Prompt: In the material below, please retype the lines from the very first through the one with "ax.tick_params(axis='y', pad=19)", exactly and without pictures.
**** Information supplied ****
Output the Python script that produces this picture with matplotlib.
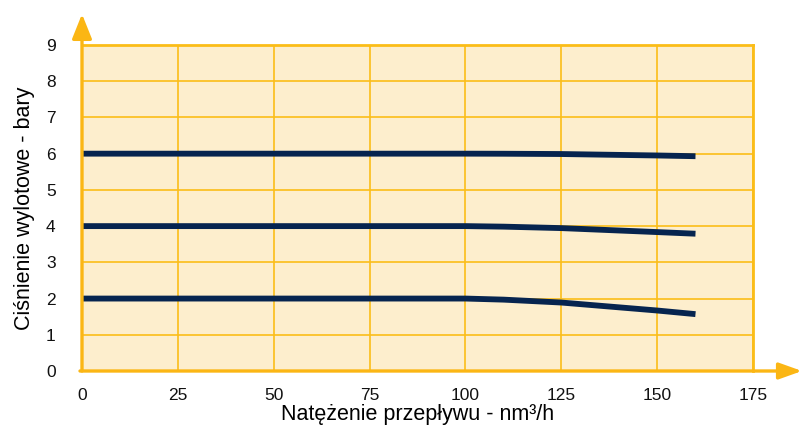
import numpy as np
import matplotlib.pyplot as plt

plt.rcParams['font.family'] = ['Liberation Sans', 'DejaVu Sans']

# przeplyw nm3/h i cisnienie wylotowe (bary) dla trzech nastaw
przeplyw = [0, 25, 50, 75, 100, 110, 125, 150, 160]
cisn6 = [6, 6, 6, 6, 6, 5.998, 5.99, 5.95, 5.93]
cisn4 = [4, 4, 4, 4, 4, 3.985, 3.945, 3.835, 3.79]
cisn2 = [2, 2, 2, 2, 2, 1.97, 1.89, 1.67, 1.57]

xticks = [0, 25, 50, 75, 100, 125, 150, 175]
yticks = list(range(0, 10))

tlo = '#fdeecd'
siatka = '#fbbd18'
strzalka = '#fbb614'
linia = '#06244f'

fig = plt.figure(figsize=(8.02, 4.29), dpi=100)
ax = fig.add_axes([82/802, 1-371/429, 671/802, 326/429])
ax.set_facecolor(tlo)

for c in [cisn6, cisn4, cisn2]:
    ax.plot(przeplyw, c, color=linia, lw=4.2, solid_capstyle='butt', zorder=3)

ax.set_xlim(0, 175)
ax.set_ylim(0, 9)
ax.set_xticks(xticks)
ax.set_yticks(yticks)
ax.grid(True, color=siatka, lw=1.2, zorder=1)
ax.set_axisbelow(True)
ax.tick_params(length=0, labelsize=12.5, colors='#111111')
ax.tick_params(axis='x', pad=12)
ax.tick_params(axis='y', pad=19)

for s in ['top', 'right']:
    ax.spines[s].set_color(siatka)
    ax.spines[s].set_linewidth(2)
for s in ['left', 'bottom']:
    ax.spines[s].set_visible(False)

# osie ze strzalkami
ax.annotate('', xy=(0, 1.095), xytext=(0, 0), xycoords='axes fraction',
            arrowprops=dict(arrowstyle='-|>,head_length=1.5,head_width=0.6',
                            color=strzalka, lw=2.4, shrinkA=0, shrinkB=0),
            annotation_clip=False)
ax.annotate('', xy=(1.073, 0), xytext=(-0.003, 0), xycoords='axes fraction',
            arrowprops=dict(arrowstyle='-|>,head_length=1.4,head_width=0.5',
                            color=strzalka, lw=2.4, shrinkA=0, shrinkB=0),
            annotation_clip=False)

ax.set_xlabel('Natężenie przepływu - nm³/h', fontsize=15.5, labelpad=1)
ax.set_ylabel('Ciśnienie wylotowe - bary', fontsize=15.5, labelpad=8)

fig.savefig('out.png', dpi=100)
****
Result:
Output the Python script that produces this picture with matplotlib.
import numpy as np
import matplotlib.pyplot as plt

plt.rcParams['font.family'] = ['Liberation Sans', 'DejaVu Sans']

# przeplyw nm3/h i cisnienie wylotowe (bary) dla trzech nastaw
przeplyw = [0, 25, 50, 75, 100, 110, 125, 150, 160]
cisn6 = [6, 6, 6, 6, 6, 5.998, 5.99, 5.95, 5.93]
cisn4 = [4, 4, 4, 4, 4, 3.985, 3.945, 3.835, 3.79]
cisn2 = [2, 2, 2, 2, 2, 1.97, 1.89, 1.67, 1.57]

xticks = [0, 25, 50, 75, 100, 125, 150, 175]
yticks = list(range(0, 10))

tlo = '#fdeecd'
siatka = '#fbbd18'
strzalka = '#fbb614'
linia = '#06244f'

fig = plt.figure(figsize=(8.02, 4.29), dpi=100)
ax = fig.add_axes([82/802, 1-371/429, 671/802, 326/429])
ax.set_facecolor(tlo)

for c in [cisn6, cisn4, cisn2]:
    ax.plot(przeplyw, c, color=linia, lw=4.2, solid_capstyle='butt', zorder=3)

ax.set_xlim(0, 175)
ax.set_ylim(0, 9)
ax.set_xticks(xticks)
ax.set_yticks(yticks)
ax.grid(True, color=siatka, lw=1.2, zorder=1)
ax.set_axisbelow(True)
ax.tick_params(length=0, labelsize=12.5, colors='#111111')
ax.tick_params(axis='x', pad=12)
ax.tick_params(axis='y', pad=19)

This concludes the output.